Open publishing in the law – insight, commentary, and analysis – is developing quite a bit differently than open publishing in science.

As an example, the fight for open publishing in science is continuing with a group of Redditors coming together to archive over 85 million copyrighted scientific papers from the website Sci-Hub and make an open-source library that cannot be taken down, according to a report by Chris Young for Interesting Engineering

As way of background. Sci-Hub is a “shadow library” website that provides free access to millions of research papers and books, without regard to copyright by bypassing publishers’ paywalls in various ways.

Research papers, per Sci-Hub, need to be read, shared and cited by other researchers – they contain detailed description of new results and experiments.

The site is extensively used, worldwide, serving about a half million requests per day. The number of articles is approaching 100 million. 

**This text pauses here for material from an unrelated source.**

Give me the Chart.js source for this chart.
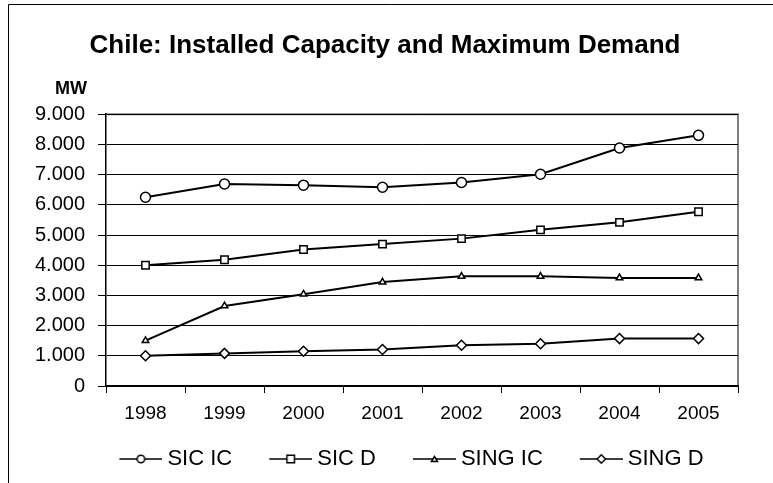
<!DOCTYPE html>
<html>
<head>
<meta charset="utf-8">
<script src="https://cdn.jsdelivr.net/npm/chart.js@4/dist/chart.umd.min.js"></script>
<style>
  html, body { margin: 0; padding: 0; background: #fff; overflow: hidden; }
  #wrap { width: 773px; height: 483px; }
</style>
</head>
<body>
<div id="wrap"><canvas id="chart" width="773" height="483"></canvas></div>
<script>
const years = ["1998", "1999", "2000", "2001", "2002", "2003", "2004", "2005"];
const sicIC = [6250, 6690, 6650, 6580, 6740, 7010, 7880, 8300];
const sicD = [4000, 4180, 4520, 4700, 4880, 5170, 5420, 5770];
const singIC = [1500, 2650, 3040, 3440, 3630, 3630, 3580, 3580];
const singD = [1000, 1080, 1150, 1210, 1350, 1400, 1570, 1570];
const seriesNames = ["SIC IC", "SIC D", "SING IC", "SING D"];
const yTicks = [0, 1000, 2000, 3000, 4000, 5000, 6000, 7000, 8000, 9000];

const FONT = "'Liberation Sans', Arial, sans-serif";

// line-marker-line icon, drawn at the right end of a wider transparent canvas
// so that it ends just before the label text
function legendIcon(style) {
  const c = document.createElement("canvas");
  c.width = 78; c.height = 12;
  const g = c.getContext("2d");
  const x0 = 35, cx = x0 + 21.5;
  g.strokeStyle = "#000"; g.lineWidth = 1.5;
  g.beginPath(); g.moveTo(x0, 6); g.lineTo(x0 + 43, 6); g.stroke();
  g.fillStyle = "#fff"; g.lineWidth = 1.5;
  g.beginPath();
  if (style === "circle") g.arc(cx, 6, 3.8, 0, Math.PI * 2);
  else if (style === "rect") g.rect(cx - 3.8, 2.2, 7.6, 7.6);
  else if (style === "triangle") { g.moveTo(cx, 3.5); g.lineTo(cx + 3, 8.5); g.lineTo(cx - 3, 8.5); g.closePath(); }
  else { g.moveTo(cx, 1.8); g.lineTo(cx + 4.2, 6); g.lineTo(cx, 10.2); g.lineTo(cx - 4.2, 6); g.closePath(); }
  g.fill(); g.stroke();
  return c;
}

const styles = ["circle", "rect", "triangle", "rectRot"];
const radii = [5, 5.2, 3.8, 5];
const values = [sicIC, sicD, singIC, singD];

const frame = {
  id: "frame",
  afterLayout(chart) {
    // nudge the legend row to the right, as in the original
    if (chart.legend) { chart.legend.left += 12; chart.legend.right += 12; }
  },
  beforeDraw(chart) {
    const { ctx, chartArea: a } = chart;
    ctx.save();
    ctx.fillStyle = "#fff";
    ctx.fillRect(0, 0, chart.width, chart.height);
    ctx.strokeStyle = "#000";
    ctx.lineWidth = 1;
    ctx.beginPath();
    ctx.moveTo(8.5, 483); ctx.lineTo(8.5, 4.5); ctx.lineTo(773, 4.5);
    ctx.stroke();
    ctx.strokeStyle = "#808080";
    ctx.lineWidth = 2;
    ctx.beginPath();
    ctx.moveTo(a.left, a.top); ctx.lineTo(a.right, a.top); ctx.lineTo(a.right, a.bottom);
    ctx.stroke();
    ctx.restore();
  },
  afterDraw(chart) {
    const ctx = chart.ctx;
    ctx.save();
    ctx.font = "bold 18px " + FONT;
    ctx.fillStyle = "#000";
    ctx.textBaseline = "middle";
    ctx.fillText("MW", 55, 89);
    ctx.restore();
  }
};

new Chart(document.getElementById("chart"), {
  type: "line",
  data: {
    labels: years,
    datasets: seriesNames.map((name, i) => ({
      label: name,
      data: values[i],
      borderColor: "#000",
      borderWidth: 2,
      pointStyle: styles[i],
      pointRadius: radii[i],
      pointBackgroundColor: "#fff",
      pointBorderColor: "#000",
      pointBorderWidth: 1.5,
      tension: 0
    }))
  },
  options: {
    responsive: false,
    animation: false,
    layout: { padding: { left: 32, right: 35, bottom: 3 } },
    scales: {
      x: {
        offset: true,
        afterFit: s => { s.height = 54; },
        grid: { offset: true, drawOnChartArea: false, color: "#000", tickLength: 7 },
        border: { color: "#000", width: 1.5 },
        ticks: { color: "#000", font: { family: FONT, size: 19 }, padding: 9, maxRotation: 0, autoSkip: false }
      },
      y: {
        min: 0, max: 9000,
        afterBuildTicks: s => { s.ticks = yTicks.map(v => ({ value: v })); },
        afterFit: s => { s.width = 74; },
        grid: { color: "#000", lineWidth: 1, tickLength: 8 },
        border: { color: "#000", width: 1.5 },
        ticks: {
          color: "#000", font: { family: FONT, size: 20 }, padding: 13, autoSkip: false,
          callback: v => String(v).replace(/\B(?=(\d{3})+(?!\d))/g, ".")
        }
      }
    },
    plugins: {
      title: {
        display: true,
        text: "Chile: Installed Capacity and Maximum Demand",
        color: "#000",
        font: { family: FONT, size: 26, weight: "bold" },
        padding: { top: 30, bottom: 53 }
      },
      legend: {
        position: "bottom",
        labels: {
          color: "#000",
          font: { family: FONT, size: 22 },
          usePointStyle: true,
          pointStyleWidth: 66,
          boxHeight: 12,
          padding: 8,
          generateLabels: chart => chart.data.datasets.map((d, i) => ({
            text: d.label,
            pointStyle: legendIcon(styles[i]),
            fillStyle: "#fff",
            strokeStyle: "#000",
            lineWidth: 0,
            datasetIndex: i,
            fontColor: "#000"
          }))
        }
      },
      tooltip: { enabled: false }
    }
  },
  plugins: [frame]
});
</script>
</body>
</html>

Sci-Hub is taking on publishers head on. We’re taking your stuff and making it freely available for society’s good. Like it or not. 

Via legal blogging, open publishing in the law is in the beginnings of doing an end run on traditional legal publishers and their copyrighted materials. 

Traditional legal publishers simply cannot keep up with with practicing lawyers, legal tech leaders and academics when it comes to covering niche areas of the law and the delivery of legal services. 

The result will be an aggregated body of open law to be read, cited and shared by both those in the legal arena and the public. 

The legal profession needn’t fight for open legal publishing. It’s already happening via thousands of legal blog articles a day.